## Request
Which lines hold the string "this"? Copy every one of them.

____ Provided material

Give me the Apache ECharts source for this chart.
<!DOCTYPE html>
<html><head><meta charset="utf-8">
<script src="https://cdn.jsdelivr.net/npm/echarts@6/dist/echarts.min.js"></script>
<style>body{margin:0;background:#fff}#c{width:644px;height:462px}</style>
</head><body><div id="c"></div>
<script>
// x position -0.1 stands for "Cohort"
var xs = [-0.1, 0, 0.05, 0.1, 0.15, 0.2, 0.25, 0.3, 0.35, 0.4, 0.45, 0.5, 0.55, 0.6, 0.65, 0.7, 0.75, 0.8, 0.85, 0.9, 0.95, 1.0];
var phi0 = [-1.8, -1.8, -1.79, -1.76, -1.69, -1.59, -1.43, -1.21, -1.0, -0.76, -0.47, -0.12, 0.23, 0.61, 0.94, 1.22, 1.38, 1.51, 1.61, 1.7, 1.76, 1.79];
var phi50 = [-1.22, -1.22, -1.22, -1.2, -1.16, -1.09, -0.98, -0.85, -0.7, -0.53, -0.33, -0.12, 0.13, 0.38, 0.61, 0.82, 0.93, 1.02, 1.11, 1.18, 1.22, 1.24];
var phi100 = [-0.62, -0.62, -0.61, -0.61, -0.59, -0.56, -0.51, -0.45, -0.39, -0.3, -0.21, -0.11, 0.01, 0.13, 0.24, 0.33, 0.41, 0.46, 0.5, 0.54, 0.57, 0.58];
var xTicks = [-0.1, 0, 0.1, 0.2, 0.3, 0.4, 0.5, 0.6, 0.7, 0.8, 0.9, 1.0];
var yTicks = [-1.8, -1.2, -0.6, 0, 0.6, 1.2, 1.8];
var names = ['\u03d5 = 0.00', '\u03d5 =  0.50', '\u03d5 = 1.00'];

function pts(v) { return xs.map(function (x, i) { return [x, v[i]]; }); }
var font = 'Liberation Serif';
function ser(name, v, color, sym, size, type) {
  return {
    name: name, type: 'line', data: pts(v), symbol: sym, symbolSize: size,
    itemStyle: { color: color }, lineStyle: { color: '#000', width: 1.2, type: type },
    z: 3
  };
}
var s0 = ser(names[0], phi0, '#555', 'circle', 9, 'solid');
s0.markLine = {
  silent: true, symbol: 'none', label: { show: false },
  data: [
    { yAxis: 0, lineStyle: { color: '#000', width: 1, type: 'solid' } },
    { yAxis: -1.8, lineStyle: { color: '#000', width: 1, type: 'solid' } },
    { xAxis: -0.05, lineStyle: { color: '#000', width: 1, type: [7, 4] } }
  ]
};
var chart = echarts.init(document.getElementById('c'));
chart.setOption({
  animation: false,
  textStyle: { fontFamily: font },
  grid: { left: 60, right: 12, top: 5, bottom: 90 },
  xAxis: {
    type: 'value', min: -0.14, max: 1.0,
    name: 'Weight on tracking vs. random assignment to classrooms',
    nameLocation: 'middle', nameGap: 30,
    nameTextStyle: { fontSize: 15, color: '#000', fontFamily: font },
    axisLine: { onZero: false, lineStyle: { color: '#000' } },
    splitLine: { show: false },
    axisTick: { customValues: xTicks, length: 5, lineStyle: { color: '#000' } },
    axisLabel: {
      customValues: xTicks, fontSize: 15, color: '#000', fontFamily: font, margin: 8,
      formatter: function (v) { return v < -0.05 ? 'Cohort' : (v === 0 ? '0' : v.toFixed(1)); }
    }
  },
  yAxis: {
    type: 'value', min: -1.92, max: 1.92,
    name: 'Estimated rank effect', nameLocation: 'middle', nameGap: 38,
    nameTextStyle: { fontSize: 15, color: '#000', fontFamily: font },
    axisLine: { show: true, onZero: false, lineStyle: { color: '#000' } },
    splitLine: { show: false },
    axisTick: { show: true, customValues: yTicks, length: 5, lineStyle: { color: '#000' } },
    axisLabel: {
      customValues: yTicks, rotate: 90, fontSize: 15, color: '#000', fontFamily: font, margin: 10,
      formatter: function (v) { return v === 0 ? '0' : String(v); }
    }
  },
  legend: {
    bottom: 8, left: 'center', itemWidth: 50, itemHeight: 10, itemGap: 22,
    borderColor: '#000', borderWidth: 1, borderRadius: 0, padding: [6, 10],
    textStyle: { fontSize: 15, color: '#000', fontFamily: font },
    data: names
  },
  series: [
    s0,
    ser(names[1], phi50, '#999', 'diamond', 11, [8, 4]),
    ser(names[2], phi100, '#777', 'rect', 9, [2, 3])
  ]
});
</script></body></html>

________
____ Provided material

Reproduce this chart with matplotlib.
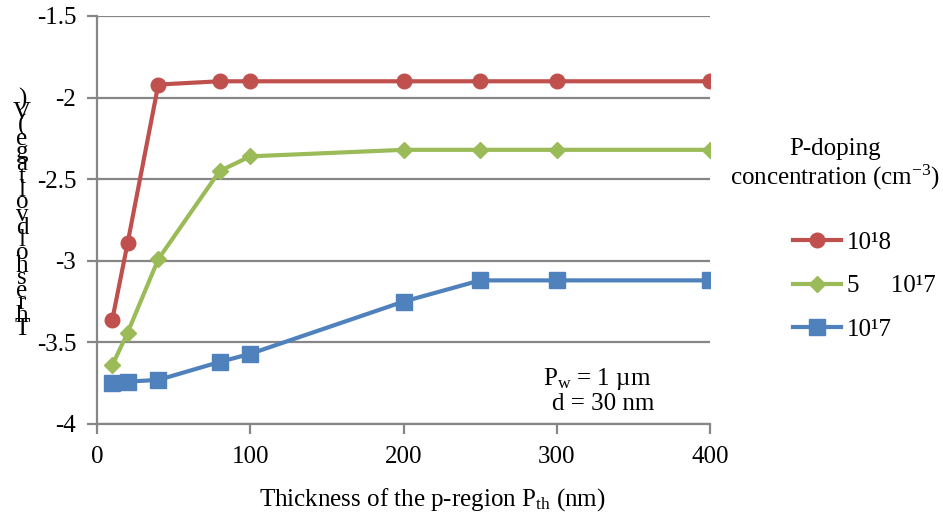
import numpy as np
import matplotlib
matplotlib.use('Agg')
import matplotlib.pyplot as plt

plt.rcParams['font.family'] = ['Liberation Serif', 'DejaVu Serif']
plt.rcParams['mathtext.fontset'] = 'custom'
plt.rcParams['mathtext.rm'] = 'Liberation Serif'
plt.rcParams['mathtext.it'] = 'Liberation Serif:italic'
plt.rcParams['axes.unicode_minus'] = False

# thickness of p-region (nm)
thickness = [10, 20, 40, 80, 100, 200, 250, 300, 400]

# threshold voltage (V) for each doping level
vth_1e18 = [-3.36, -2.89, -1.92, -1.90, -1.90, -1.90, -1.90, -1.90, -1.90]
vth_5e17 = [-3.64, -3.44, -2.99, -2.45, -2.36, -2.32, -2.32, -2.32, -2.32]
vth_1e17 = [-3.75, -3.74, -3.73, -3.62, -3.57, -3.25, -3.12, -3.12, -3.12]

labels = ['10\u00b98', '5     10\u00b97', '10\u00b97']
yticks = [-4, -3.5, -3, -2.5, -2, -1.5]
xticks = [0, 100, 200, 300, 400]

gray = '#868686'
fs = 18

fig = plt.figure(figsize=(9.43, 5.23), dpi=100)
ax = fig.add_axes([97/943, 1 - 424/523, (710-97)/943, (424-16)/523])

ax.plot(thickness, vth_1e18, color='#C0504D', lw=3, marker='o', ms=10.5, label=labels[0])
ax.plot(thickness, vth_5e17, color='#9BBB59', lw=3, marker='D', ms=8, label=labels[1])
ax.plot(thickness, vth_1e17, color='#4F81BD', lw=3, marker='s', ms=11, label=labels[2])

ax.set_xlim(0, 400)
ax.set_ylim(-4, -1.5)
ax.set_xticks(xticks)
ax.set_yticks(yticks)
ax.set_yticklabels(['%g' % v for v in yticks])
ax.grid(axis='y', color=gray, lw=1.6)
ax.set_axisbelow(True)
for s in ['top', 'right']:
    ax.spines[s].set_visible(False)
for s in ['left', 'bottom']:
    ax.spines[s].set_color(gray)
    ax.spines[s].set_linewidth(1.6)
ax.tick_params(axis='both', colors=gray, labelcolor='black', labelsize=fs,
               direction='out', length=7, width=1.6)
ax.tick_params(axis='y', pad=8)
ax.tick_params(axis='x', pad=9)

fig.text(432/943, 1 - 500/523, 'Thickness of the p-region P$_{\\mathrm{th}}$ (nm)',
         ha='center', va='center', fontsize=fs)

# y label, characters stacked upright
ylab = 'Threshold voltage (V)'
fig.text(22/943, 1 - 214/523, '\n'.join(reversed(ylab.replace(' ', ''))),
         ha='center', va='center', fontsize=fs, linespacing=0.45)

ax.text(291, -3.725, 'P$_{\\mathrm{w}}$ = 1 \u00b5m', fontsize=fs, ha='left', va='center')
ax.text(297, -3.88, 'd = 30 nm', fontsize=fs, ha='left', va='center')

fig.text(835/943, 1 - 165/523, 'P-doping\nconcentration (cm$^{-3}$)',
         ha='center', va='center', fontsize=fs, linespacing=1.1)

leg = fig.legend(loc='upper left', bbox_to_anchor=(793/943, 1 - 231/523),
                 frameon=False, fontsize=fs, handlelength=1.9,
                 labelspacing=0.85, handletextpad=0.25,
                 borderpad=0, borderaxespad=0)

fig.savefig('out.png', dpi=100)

________

## Full solution
Give me the Apache ECharts source for this chart.
Reproduce this chart with matplotlib.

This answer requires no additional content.